Regretting You(42)



Here I go again.

I kind of wish Elijah were still here. He kept my mind preoccupied. I didn’t have to think about what Jenny and Chris did when every minute was consumed by Elijah. Jonah is lucky in that regard. Elijah will probably keep him so busy and exhausted that his brain will have time for little else.

I’ll pour myself some wine. Maybe take a bubble bath. That might help.

Clara stormed out of here a good thirty seconds ago, but the kitchen door is still swinging back and forth. I hold it with my hand, then stare at the back of my hand, my palm pressed flat against the door. I fixate on my wedding ring. Chris gave me this one for our tenth wedding anniversary. It replaced the gold band he bought me when we were teenagers.

Jenny helped Chris pick this one out.

Was their affair happening way back then?

For the first time since the day I put on this ring, I feel the urge to get it off me. I slip it off my finger and throw it at the door. I don’t know where it lands, and I don’t care.

I push the kitchen door open and go to the garage in search of something that can take care of at least one problem in my life.

I really want a machete, or an ax, but all I find is a hammer. I take it back to the kitchen with me to take care of this damn door once and for all.

I swing the hammer at the door. It makes a nice dent.

I swing at it again, wondering why I didn’t just try to take the door off the hinges. Maybe I just really needed something to take out my aggression on.

I hit the door in the same spot, over and over, until the wood begins to chip. Eventually, a hole begins to form, and I can see from the kitchen into the living room. It feels good. That kind of worries me.

I keep hacking away, though. Every time I swing at the door, the door swings away from me. I swing again when it comes back. My hammer and I fall into a rhythm with the door until there’s at least a twelve-inch hole.

I put all my strength behind the next swing, but the hammer gets stuck in the wood and slips out of my hands. When the door swings back toward me, I stop it with my foot. I can see Clara through the hole in the door. She’s standing in the living room, staring at me.

She looks bewildered.

My hands are on my hips now. I’m breathing heavily from the physical exertion this hole took to make. I wipe sweat from my forehead.

“You have officially lost your mind,” Clara says. “I’d be better off as a homeless runaway.”

I push at the door, holding it open with my hand. If she really thinks it’s so bad, being here with me . . . “Run away, then, Clara,” I say flatly.

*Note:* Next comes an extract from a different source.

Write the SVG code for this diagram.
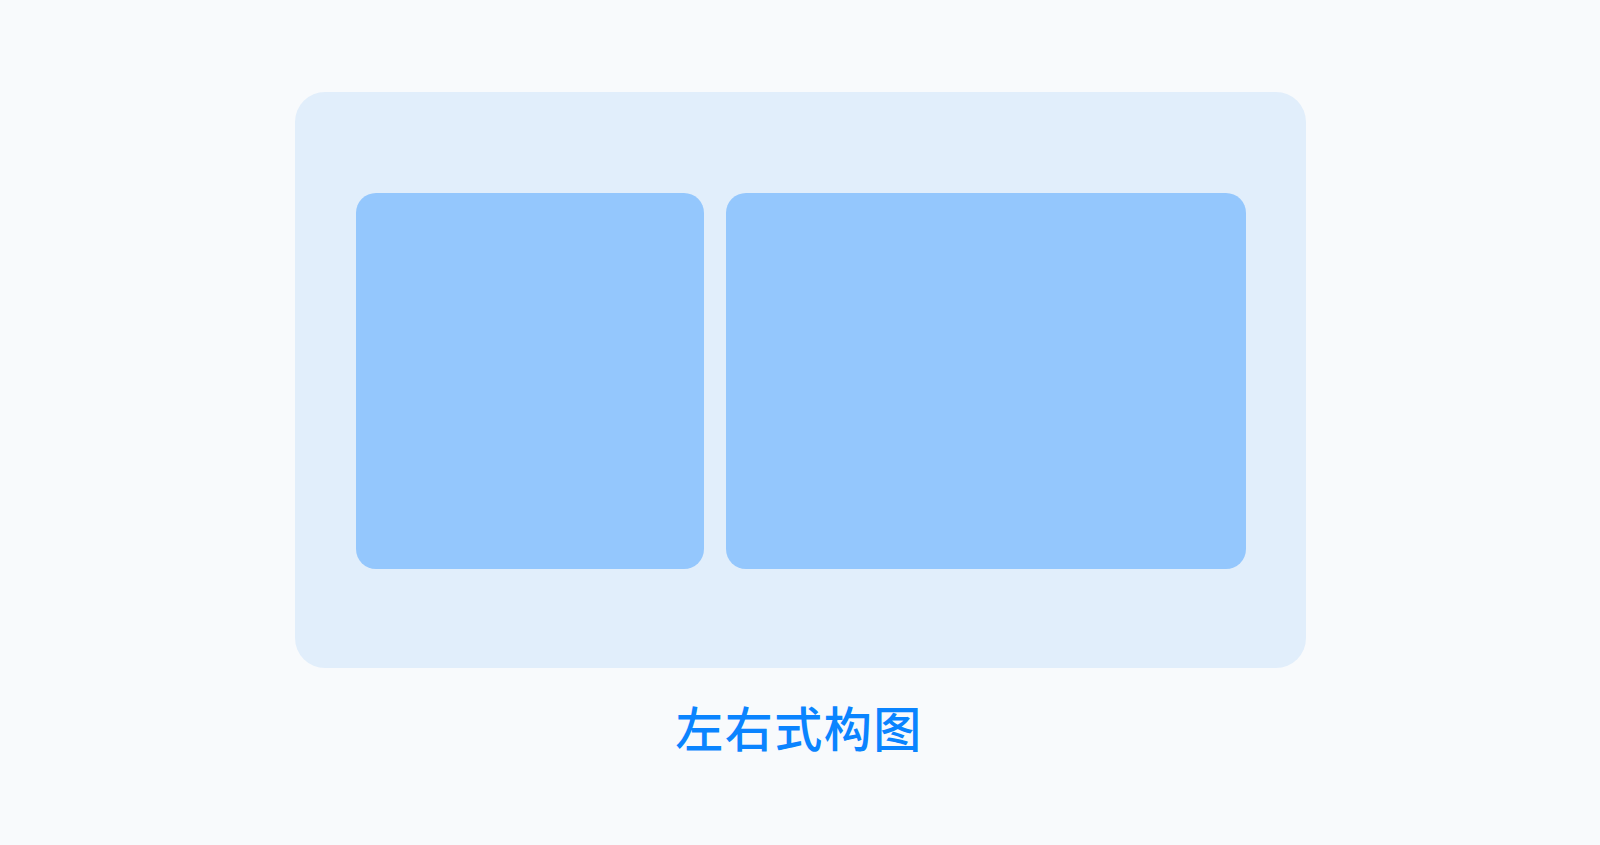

She shakes her head, as if I’m the disappointing one, then walks back to her bedroom.

“That’s not the way to the front door!” I yell.

She slams her bedroom door, and it only takes three seconds for me to regret yelling at her. If she’s anything like I was at that age—which she is—she’s probably packing a bag and is about to climb out her window.

I wasn’t serious. I’m just frustrated. I need to stop taking it out on her, but her attitude with me is making her an easy target.

I go to her bedroom and open her door. She’s not packing a bag. She’s just lying on her bed, staring up at the ceiling. Crying.

My heart clenches with guilt. I feel terrible for snapping at her. I sit down on her bed and run an apologetic hand over her head. “I’m sorry. I don’t really want you to run away.”

Clara rolls over dramatically and faces the other direction. She pulls a pillow to her chest. “Get some sleep, Mom. Please.”





CHAPTER FOURTEEN





CLARA


I finished my first-ever full cup of coffee about two weeks ago, the morning after my mother knocked a random hole in our kitchen door. Since then, I’ve discovered the one thing that just might save me from my monthlong depression.

Starbucks.

Not that I’ve never been to a Starbucks before. I’ve just always been that teenager who orders tea at coffee shops. But now that I know what it’s like to be sleep deprived, I’ve been through almost every drink on the menu and know exactly which one is my favorite. The classic Venti Caramel Macchiato, no substitutions.

I take my drink to an empty corner table, one that I’ve sat at almost daily for the last two weeks. When I’m not at Lexie’s house after school, I’m here. Things have gotten so tense at home I don’t even want to be there. My curfew on school nights is ten, as long as I don’t have homework. My curfew on weekends is midnight. Suffice it to say, I haven’t been home before ten p.m. since the last argument my mother and I got into.

If she’s not demanding to know where I am and who I’m with or sniffing me for signs of drug use, she’s moping around the house, knocking random holes in the doors.

And then there’s everything we haven’t talked about. The fact that I was texting Jenny when they died. And I know where she and Jonah went when they left the house together—the Langford. I saw it on the app. I asked her that night where they’d gone, but she wouldn’t tell me. If I brought it up to her now, I have a feeling she’d lie to me.

Things just feel uneven with her. We aren’t on the same page. We don’t know how to talk to each other now that Dad and Jenny are gone.

Or maybe it’s me. I don’t know. I just know I can’t take being in our house right now. I hate the feeling I get when I’m there. It feels weird without my father there, and I’m scared it’ll never go back to the way it used to be. It used to feel like home. Now it feels like an institution, and my mom and I are the only patients.